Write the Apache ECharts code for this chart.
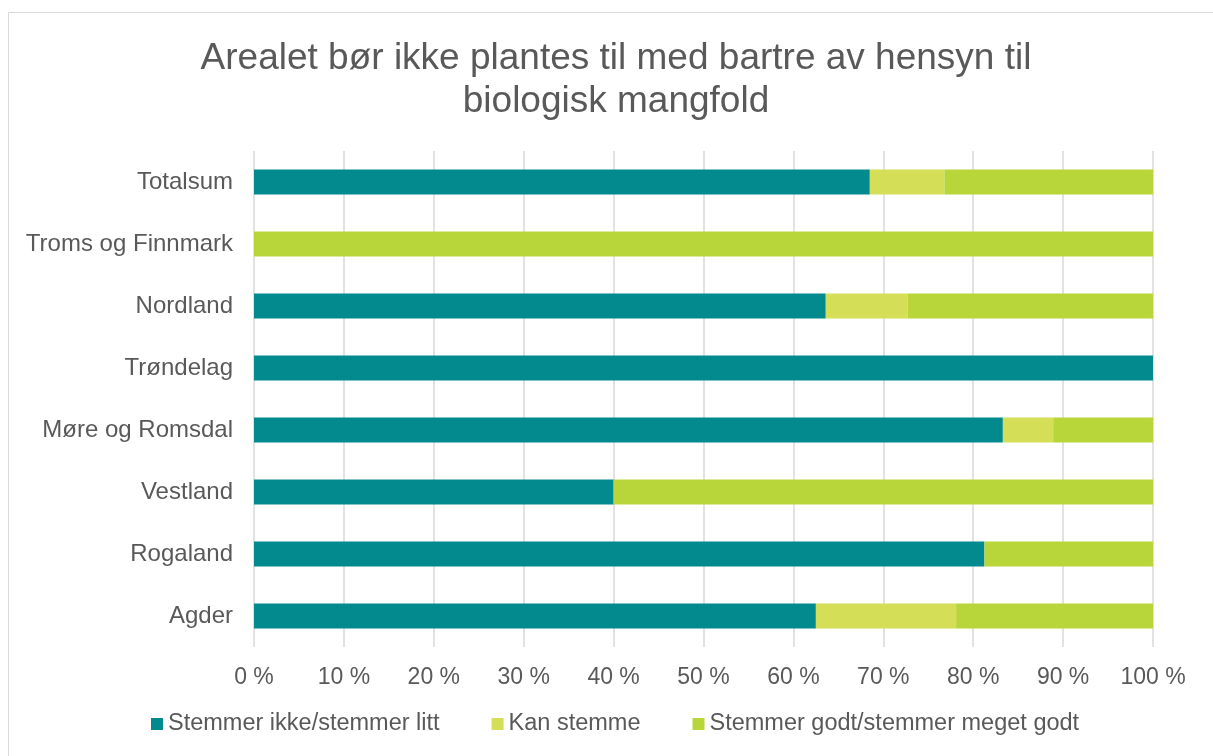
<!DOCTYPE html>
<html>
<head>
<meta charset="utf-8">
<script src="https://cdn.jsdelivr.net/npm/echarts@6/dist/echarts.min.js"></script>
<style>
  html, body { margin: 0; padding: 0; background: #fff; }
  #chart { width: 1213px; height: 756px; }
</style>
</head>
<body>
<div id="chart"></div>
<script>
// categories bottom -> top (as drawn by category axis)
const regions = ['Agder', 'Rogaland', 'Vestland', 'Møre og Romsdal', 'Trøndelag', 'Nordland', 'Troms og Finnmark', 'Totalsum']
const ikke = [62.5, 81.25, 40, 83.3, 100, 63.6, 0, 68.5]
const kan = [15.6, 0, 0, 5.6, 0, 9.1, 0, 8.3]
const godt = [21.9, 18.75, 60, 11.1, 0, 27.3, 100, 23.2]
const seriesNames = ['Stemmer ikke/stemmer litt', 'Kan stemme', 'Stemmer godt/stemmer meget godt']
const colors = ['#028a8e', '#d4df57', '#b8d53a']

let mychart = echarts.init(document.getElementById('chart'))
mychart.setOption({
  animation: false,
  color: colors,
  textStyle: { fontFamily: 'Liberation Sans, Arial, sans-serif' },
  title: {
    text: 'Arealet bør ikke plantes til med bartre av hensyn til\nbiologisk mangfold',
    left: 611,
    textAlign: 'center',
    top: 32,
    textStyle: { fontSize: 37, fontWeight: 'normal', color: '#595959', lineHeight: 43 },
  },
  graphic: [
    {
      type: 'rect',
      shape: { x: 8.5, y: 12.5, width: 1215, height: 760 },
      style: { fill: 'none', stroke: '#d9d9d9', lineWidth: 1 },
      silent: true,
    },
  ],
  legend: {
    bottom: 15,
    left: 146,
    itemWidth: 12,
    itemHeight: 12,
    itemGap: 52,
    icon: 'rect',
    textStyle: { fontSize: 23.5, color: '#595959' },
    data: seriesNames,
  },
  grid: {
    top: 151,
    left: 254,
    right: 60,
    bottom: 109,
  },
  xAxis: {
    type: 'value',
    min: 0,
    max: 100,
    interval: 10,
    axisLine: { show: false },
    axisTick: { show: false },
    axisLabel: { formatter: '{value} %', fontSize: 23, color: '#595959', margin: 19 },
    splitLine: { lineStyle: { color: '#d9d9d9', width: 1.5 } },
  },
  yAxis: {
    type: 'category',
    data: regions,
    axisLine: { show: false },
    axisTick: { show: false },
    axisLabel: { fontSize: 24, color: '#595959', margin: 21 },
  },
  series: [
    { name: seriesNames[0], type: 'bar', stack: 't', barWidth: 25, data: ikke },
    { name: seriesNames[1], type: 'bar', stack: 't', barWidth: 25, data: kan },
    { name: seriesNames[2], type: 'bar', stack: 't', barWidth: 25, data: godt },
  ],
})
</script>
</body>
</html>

- - -

• Problem statement
Restate exactly, please, only the lines between the start of the data and the line containing "const colors = ['#028a8e', '#d4df57', '#b8d53a']", both ends included, skipping the pictures.

• Solution
Write the Apache ECharts code for this chart.
<!DOCTYPE html>
<html>
<head>
<meta charset="utf-8">
<script src="https://cdn.jsdelivr.net/npm/echarts@6/dist/echarts.min.js"></script>
<style>
  html, body { margin: 0; padding: 0; background: #fff; }
  #chart { width: 1213px; height: 756px; }
</style>
</head>
<body>
<div id="chart"></div>
<script>
// categories bottom -> top (as drawn by category axis)
const regions = ['Agder', 'Rogaland', 'Vestland', 'Møre og Romsdal', 'Trøndelag', 'Nordland', 'Troms og Finnmark', 'Totalsum']
const ikke = [62.5, 81.25, 40, 83.3, 100, 63.6, 0, 68.5]
const kan = [15.6, 0, 0, 5.6, 0, 9.1, 0, 8.3]
const godt = [21.9, 18.75, 60, 11.1, 0, 27.3, 100, 23.2]
const seriesNames = ['Stemmer ikke/stemmer litt', 'Kan stemme', 'Stemmer godt/stemmer meget godt']
const colors = ['#028a8e', '#d4df57', '#b8d53a']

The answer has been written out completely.